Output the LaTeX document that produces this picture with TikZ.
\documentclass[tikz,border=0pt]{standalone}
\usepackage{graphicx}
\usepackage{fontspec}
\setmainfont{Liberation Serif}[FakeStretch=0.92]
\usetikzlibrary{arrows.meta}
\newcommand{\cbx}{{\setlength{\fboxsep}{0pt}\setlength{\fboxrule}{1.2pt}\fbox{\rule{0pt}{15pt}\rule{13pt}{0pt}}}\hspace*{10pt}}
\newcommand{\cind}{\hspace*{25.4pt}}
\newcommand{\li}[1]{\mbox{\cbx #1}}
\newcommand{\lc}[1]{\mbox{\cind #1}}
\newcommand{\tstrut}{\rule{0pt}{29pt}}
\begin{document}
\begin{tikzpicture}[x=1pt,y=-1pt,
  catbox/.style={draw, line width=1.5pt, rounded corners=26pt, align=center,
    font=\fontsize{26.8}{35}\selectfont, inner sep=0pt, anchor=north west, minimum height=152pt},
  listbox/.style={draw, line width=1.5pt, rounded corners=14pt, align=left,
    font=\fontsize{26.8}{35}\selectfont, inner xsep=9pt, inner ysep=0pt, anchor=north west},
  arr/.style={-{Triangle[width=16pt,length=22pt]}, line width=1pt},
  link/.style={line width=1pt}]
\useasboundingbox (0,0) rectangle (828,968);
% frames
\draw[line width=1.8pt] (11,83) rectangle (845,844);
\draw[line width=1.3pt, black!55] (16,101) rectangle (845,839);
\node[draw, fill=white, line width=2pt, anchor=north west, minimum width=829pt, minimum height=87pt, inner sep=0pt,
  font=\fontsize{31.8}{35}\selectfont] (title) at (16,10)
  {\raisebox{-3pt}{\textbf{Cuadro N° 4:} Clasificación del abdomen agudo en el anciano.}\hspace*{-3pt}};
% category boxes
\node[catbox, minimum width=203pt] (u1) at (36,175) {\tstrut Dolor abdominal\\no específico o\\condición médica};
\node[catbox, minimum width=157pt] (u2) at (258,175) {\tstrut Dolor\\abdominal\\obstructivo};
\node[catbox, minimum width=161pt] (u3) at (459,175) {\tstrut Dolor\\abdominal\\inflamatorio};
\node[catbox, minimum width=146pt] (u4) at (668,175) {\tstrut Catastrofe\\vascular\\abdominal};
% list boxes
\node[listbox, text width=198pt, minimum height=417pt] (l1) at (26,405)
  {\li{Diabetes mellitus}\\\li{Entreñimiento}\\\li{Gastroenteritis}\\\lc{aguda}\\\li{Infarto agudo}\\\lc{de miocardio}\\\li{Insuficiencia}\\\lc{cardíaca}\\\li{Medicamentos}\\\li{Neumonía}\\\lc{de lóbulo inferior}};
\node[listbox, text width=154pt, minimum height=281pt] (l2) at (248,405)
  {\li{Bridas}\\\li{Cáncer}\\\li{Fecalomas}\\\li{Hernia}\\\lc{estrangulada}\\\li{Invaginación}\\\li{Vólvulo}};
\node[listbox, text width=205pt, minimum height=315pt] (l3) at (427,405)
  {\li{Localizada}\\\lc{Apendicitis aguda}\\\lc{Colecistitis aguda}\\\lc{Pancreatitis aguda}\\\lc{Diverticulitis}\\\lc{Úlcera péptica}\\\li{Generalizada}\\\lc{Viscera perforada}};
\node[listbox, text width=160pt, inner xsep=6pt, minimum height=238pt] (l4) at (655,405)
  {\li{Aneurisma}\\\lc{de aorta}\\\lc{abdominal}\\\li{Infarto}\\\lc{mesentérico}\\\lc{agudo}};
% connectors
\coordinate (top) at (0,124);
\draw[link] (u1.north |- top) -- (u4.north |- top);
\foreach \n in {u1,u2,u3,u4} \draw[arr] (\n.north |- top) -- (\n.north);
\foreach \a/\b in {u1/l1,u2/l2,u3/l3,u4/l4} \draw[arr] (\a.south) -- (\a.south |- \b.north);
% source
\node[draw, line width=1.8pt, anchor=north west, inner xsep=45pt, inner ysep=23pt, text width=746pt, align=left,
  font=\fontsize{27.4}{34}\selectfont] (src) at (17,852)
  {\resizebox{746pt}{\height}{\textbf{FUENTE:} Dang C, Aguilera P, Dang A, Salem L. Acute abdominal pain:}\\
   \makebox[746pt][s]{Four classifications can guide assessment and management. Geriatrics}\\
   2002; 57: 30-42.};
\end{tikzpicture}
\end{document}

§ **WHAT TO DO**: Give the listing again, word for word.

§ **THE ANSWER**:
Output the LaTeX document that produces this picture with TikZ.
\documentclass[tikz,border=0pt]{standalone}
\usepackage{graphicx}
\usepackage{fontspec}
\setmainfont{Liberation Serif}[FakeStretch=0.92]
\usetikzlibrary{arrows.meta}
\newcommand{\cbx}{{\setlength{\fboxsep}{0pt}\setlength{\fboxrule}{1.2pt}\fbox{\rule{0pt}{15pt}\rule{13pt}{0pt}}}\hspace*{10pt}}
\newcommand{\cind}{\hspace*{25.4pt}}
\newcommand{\li}[1]{\mbox{\cbx #1}}
\newcommand{\lc}[1]{\mbox{\cind #1}}
\newcommand{\tstrut}{\rule{0pt}{29pt}}
\begin{document}
\begin{tikzpicture}[x=1pt,y=-1pt,
  catbox/.style={draw, line width=1.5pt, rounded corners=26pt, align=center,
    font=\fontsize{26.8}{35}\selectfont, inner sep=0pt, anchor=north west, minimum height=152pt},
  listbox/.style={draw, line width=1.5pt, rounded corners=14pt, align=left,
    font=\fontsize{26.8}{35}\selectfont, inner xsep=9pt, inner ysep=0pt, anchor=north west},
  arr/.style={-{Triangle[width=16pt,length=22pt]}, line width=1pt},
  link/.style={line width=1pt}]
\useasboundingbox (0,0) rectangle (828,968);
% frames
\draw[line width=1.8pt] (11,83) rectangle (845,844);
\draw[line width=1.3pt, black!55] (16,101) rectangle (845,839);
\node[draw, fill=white, line width=2pt, anchor=north west, minimum width=829pt, minimum height=87pt, inner sep=0pt,
  font=\fontsize{31.8}{35}\selectfont] (title) at (16,10)
  {\raisebox{-3pt}{\textbf{Cuadro N° 4:} Clasificación del abdomen agudo en el anciano.}\hspace*{-3pt}};
% category boxes
\node[catbox, minimum width=203pt] (u1) at (36,175) {\tstrut Dolor abdominal\\no específico o\\condición médica};
\node[catbox, minimum width=157pt] (u2) at (258,175) {\tstrut Dolor\\abdominal\\obstructivo};
\node[catbox, minimum width=161pt] (u3) at (459,175) {\tstrut Dolor\\abdominal\\inflamatorio};
\node[catbox, minimum width=146pt] (u4) at (668,175) {\tstrut Catastrofe\\vascular\\abdominal};
% list boxes
\node[listbox, text width=198pt, minimum height=417pt] (l1) at (26,405)
  {\li{Diabetes mellitus}\\\li{Entreñimiento}\\\li{Gastroenteritis}\\\lc{aguda}\\\li{Infarto agudo}\\\lc{de miocardio}\\\li{Insuficiencia}\\\lc{cardíaca}\\\li{Medicamentos}\\\li{Neumonía}\\\lc{de lóbulo inferior}};
\node[listbox, text width=154pt, minimum height=281pt] (l2) at (248,405)
  {\li{Bridas}\\\li{Cáncer}\\\li{Fecalomas}\\\li{Hernia}\\\lc{estrangulada}\\\li{Invaginación}\\\li{Vólvulo}};
\node[listbox, text width=205pt, minimum height=315pt] (l3) at (427,405)
  {\li{Localizada}\\\lc{Apendicitis aguda}\\\lc{Colecistitis aguda}\\\lc{Pancreatitis aguda}\\\lc{Diverticulitis}\\\lc{Úlcera péptica}\\\li{Generalizada}\\\lc{Viscera perforada}};
\node[listbox, text width=160pt, inner xsep=6pt, minimum height=238pt] (l4) at (655,405)
  {\li{Aneurisma}\\\lc{de aorta}\\\lc{abdominal}\\\li{Infarto}\\\lc{mesentérico}\\\lc{agudo}};
% connectors
\coordinate (top) at (0,124);
\draw[link] (u1.north |- top) -- (u4.north |- top);
\foreach \n in {u1,u2,u3,u4} \draw[arr] (\n.north |- top) -- (\n.north);
\foreach \a/\b in {u1/l1,u2/l2,u3/l3,u4/l4} \draw[arr] (\a.south) -- (\a.south |- \b.north);
% source
\node[draw, line width=1.8pt, anchor=north west, inner xsep=45pt, inner ysep=23pt, text width=746pt, align=left,
  font=\fontsize{27.4}{34}\selectfont] (src) at (17,852)
  {\resizebox{746pt}{\height}{\textbf{FUENTE:} Dang C, Aguilera P, Dang A, Salem L. Acute abdominal pain:}\\
   \makebox[746pt][s]{Four classifications can guide assessment and management. Geriatrics}\\
   2002; 57: 30-42.};
\end{tikzpicture}
\end{document}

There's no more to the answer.